コーラ以外で興味を引いたのが即席麺のコーナーで、日本メーカーのタイ市場向け商品がいくつか見かけられた。日清カップヌードルのチリとトムヤム味、サッポロ一番激辛など、タイで好まれる唐辛子を使った味のものが目立つ。パッケージも全て真っ赤だ。現在修行中の中橋にカプサイシンの禁断症状が出ているようなので、とりあえず土産にする。

困ったのは大学へのお土産だった。日本の百貨店にあるような洋菓子の専門店を期待していたが、あるのはパン屋くらい。まさかメロンパン買っていくわけにもいかないのでスーパーをうろうろしていると、「日本の高級お菓子」コーナーで文明堂のカステラを発見。一函800バーツ(2400円)のカステラが、今回の旅で最も高価な買い物となる。

 

11:30 チュラロンコン大学

約束まで少し時間があったので、チュラロンコン大学まで歩いていくことにする。ラマ1世通りを西にしばらく歩くと、スカイトレインに添って近代的なショッピングモールが並ぶサイアムに出る。さらにMBKを南に折れると、目指すチュラロンコン大学のキャンパスが見えてくる。

11階建ての研究棟のピロティに座っている守衛らしきオジサンに用件を伝えると、カードでドアを開けてくれる。「Fifth Floor」と言うだけで、案内したり連絡したりはしてくれないらしい。以前来たときは犬が昼寝をしていたのが印象に残っているが、今日は2匹だった。

4年ぶりに再会するS先生の印象は全く変っていなかった。
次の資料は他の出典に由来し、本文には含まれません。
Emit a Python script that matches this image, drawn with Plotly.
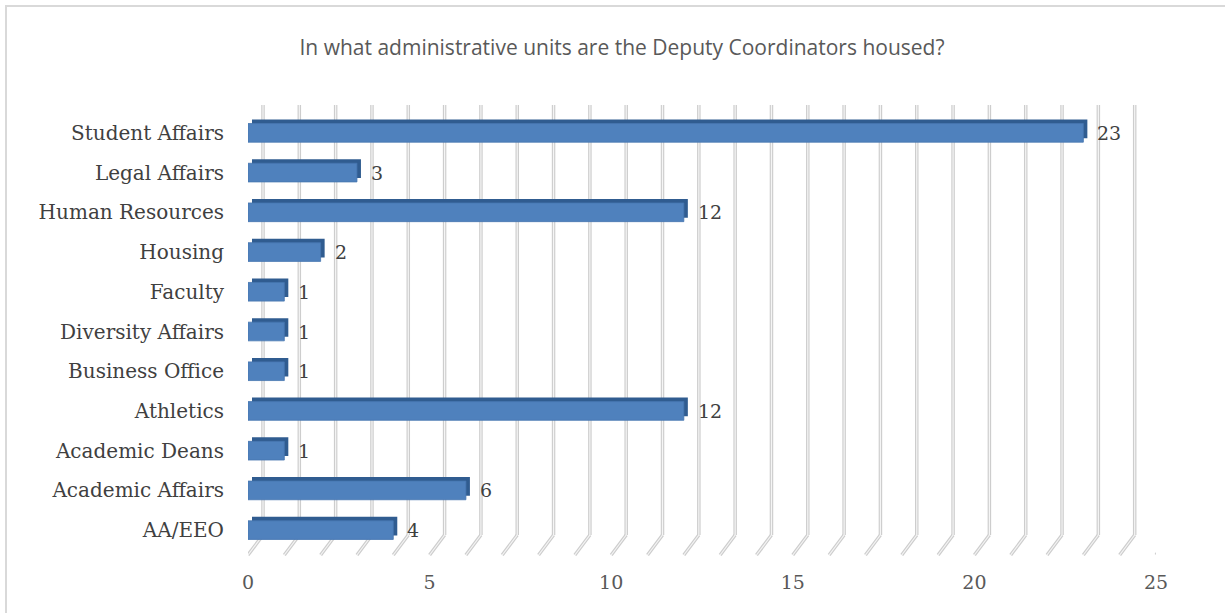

あまりに変らなすぎて、不安になるほどだ。読みかけの学生の論文を脇において、「最近コーヒーに凝ってるんですよ」といいながらエスプレッソメーカーでコーヒーを入れてくれる。カステラは思ったより美味だったが、800バーツの価値があるかは微妙なところだ。

私の仕事の話やS先生の研究の話などでひとしきり盛り上がった後、キャンパスの食堂でお昼を食べる。トムヤンクンの小さくて緑色の殺人的に辛い唐辛子は香り付けだけで実際は食べないとか、パクチーは彩りを添えるのが主な目的であるとか、タイ料理について色々と教えてもらう。新鮮なソムタムがとても美味しかった。

私がローカルのスーパーマーケットに行きたい言うと、サイアムのParagonというモールにバンコク最大のものが入っていると教えてくれた。別れ際にS先生の論文の別刷りとなぜかミカン1個もらって、研究室を後にした。